“I hear news that they want to take on 50 000 or 100 000 refugees in 2015. But haven’t they done any thinking?”
The screenshot above is from a tv-show called Uppdrag Granskning and Samir (pictured above) is a Syrian asylum seeker stuck in a closed-down mental hospital which has been converted to an asylum home. Due to mass immigration and excessive regulations on the real estate market there aren’t enough flats and prices have skyrocketed over the past few years.
At present 40,000 flats are built per year are built whilst 100,000 asylum seekers are migrating.
The equation doesn’t add up and consequence is that 10,000 migrants are stuck in asylum homes all over Sweden.
Housing earmarked for immigrants
Supply (green) vs Demand (red)
Samir is an asylum seeker who has been granted permanent residence and he has been stuck in the asylum home Restad Gård for over a year along with 140 others.
The government is supposed to help him via the so-called “etableringspaket”, a starting package for immigrants who have recently arrived to Sweden. Samir describes the kafkaesque situation he is in. To get access to the starting package he needs a flat. To get that he needs an income. But to get an income he needs to get the starting package. Catch-22.
-“I don’t know what to say. I am surprised. There are no homes? I don’t understand. I hear news that they want to take on 50,000 or 100,000 refugees in 2015. But haven’t they been thinking? Do they know about the housing shortage?
-“There are children who have come here from other countries where you don’t speak Arabic. But instead of learning Swedish they have now learnt Arabic. That makes me think that something is wrong.”
“Forests need to be cleared”
When the documentary team confront local politician, Marie Dahlin, she explains that there are lots of jobs in Sweden for all the unemployed immigrants from the Middle East and North Africa that have recently arrived, don’t speak the language, and don’t have an education.
-To start off with we have lots of forests that need to be cleared and lots of unploughed soil.

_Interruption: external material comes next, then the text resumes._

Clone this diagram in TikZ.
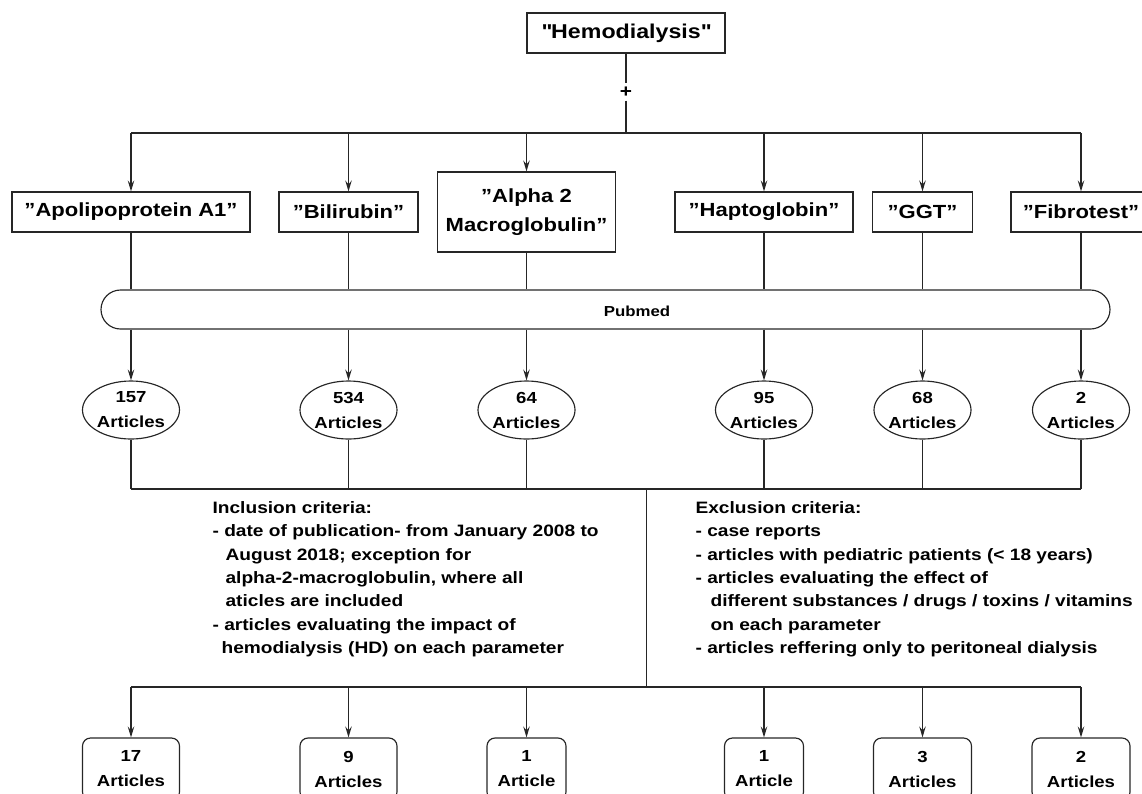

Clearing forests – thats what they are supposed to do? the reporter incredulously asks
–No, all people aren’t going to clear forest but there is arable land that we can still plow and someone can live there. We know that there are humans that need care and help. We need more people in healthcare. We need to build apartments and we need construction-guys and construction-gals who build, only the imagination sets limits. We have lots of recent-arrivals (immigrants) who we will need and they will need us. We need scientists, we need rocket-builders, we need everything. – says Marie Dahlin.
The journalist was not impressed by the socialist politician nor her logic but the blame doesn’t primarily lay on a naïve politician who works at the local level but instead higher up in the parliament.
MP wants to build modular-housing.
The reporters went on to interview Erik Ullenhag, an MP for the People’s Part, one of multiculturalisms and mass immigrations greatest promoters. His proposal was to solve the housing crisis with modular housing. The sort of temporary sheds you see at construction sites to provide crude offices for foreman.
The documentary show is called Uppdrag Granskning and if you are a Swedish speaker I highly recommend you watch this particular episode.
The episode is freely available on SVT’s website, unfortunately there are no English subtitles.
EDIT: I previously falsely wrote “refugees” for migrants and asylum seekers. Less than 10% of asylum seekers that come to Sweden are classified as refugees according to the Geneva Convention. I base that percentage on the Migration Bureaus own statistics available here.